This week, Special Representative for International Labor Affairs (SRILA) Fay Rodríguez traveled to the Dominican Republic to reinforce President Biden’s Memorandum on Advancing Worker Empowerment, Rights, and High Labor Standards Globally.
The visit comes on the heels of a new report from the Dominican Justice Initiative, which illustrated how the U.S. Department of State should strongly consider downgrading the Dominican Republic to Tier 3 in its forthcoming 2024 Trafficking in Persons Report.
SRILA Rodríguez is joined in the DR by USAID Deputy Assistant Administrator Bama Athreya, who will meet with Dominican officials “to further strengthen the rights of all workers in the Dominican Republic.”
SRILA Rodríguez and Deputy Assistant Administrator Athreya are the tip of the administration’s spear on advancing internationally recognized labor rights practices, including ending forced labor and child labor. Their official visit to the Dominican Republic could not come at a more pressing time.
For years, government agencies have been raising the alarm on violations of human rights and international labor standards in the Dominican Republic. In 2022, U.S. Customs and Border Protection (CBP) issued a Withhold Release Order (WRO) on Central Romana Corporation Limited, a Dominican sugar company, and seized all inbound products at American ports of entry. The CBP identified several indicators of forced labor in its investigation of Central Romana, including “abuse of vulnerability, isolation, withholding of wages, abusive working and living conditions, and excessive overtime.”
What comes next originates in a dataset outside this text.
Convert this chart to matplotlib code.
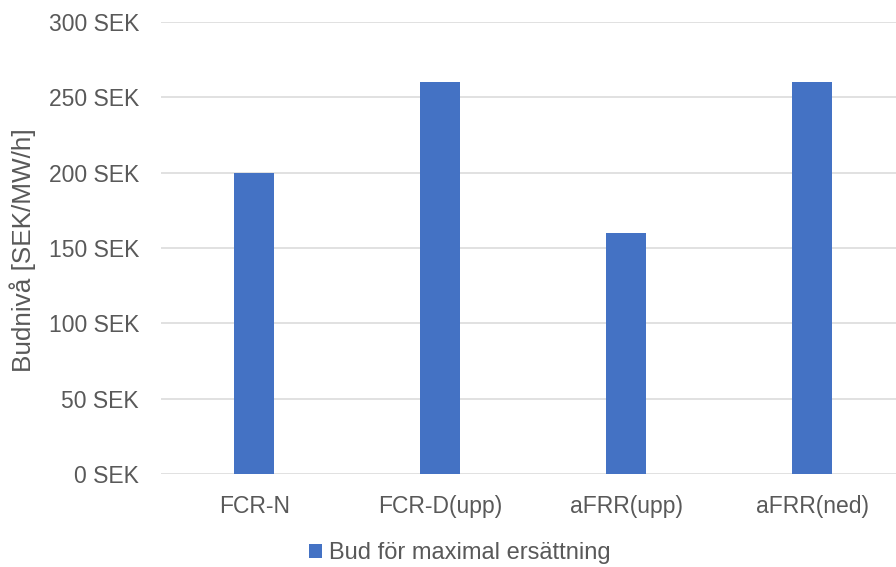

That same year, the U.S. Department of Labor identified sugarcane from the Dominican Republic in its List of Goods Produced by Child Labor or Forced Labor, and the U.S. Department of State placed the Dominican Republic on its Tier 2 list in their Trafficking in Persons Report.
Downgrade to Tier 3 List
The conditions since then have not improved. Downgrading the Dominican Republic to Tier 3 would empower President Biden to use his discretion to withhold certain U.S government “nonhumanitarian, nontrade-related foreign assistance” as defined by TVPA – a powerful source of leverage for driving positive change in the country.
The U.S. government’s own reporting documents the litany of human rights abuses in the Dominican Republic. The State Department’s 2023 Country Report on Human Rights Practices in the Dominican Republic and the Department of Labor’s Findings on the Worst Forms of Child Labor concluded the following:
- “The process for addressing labor violations through criminal courts could take years, leaving workers with limited protection in the meantime.”
- “Children in the Dominican Republic are subjected to the worst forms of child labor, including in commercial sexual exploitation, sometimes as a result of human trafficking.”
- “Government officials and law enforcement in tourist areas ignored or were complicit in the commercial sex industry, resulting in difficulties investigating and prosecuting child sex trafficking or the sexual exploitation of children.”
In 2022, during the United States-Dominican Republic High Level Dialogue on Institutional Reform, Under Secretary for Civilian Security, Democracy, and Human Rights urged the Dominican government to “pass an updated trafficking in persons law, that is in line with international standards, and that will make it easier to prosecute those who would prey on children.”
In her remarks, Under Secretary Zeya emphasized that “the Dominican government must continue to make progress against human trafficking through effective investigation, prosecution, and conviction of traffickers; protecting the most vulnerable in our communities.”
The government of President Luis Abinader has not lived up to this commitment. In their visit this week, SRILA Rodríguez and Deputy Assistant Administrator Athreya must engage in a frank conversation with the Abinader government about these glaring violations of human rights and international labor standards.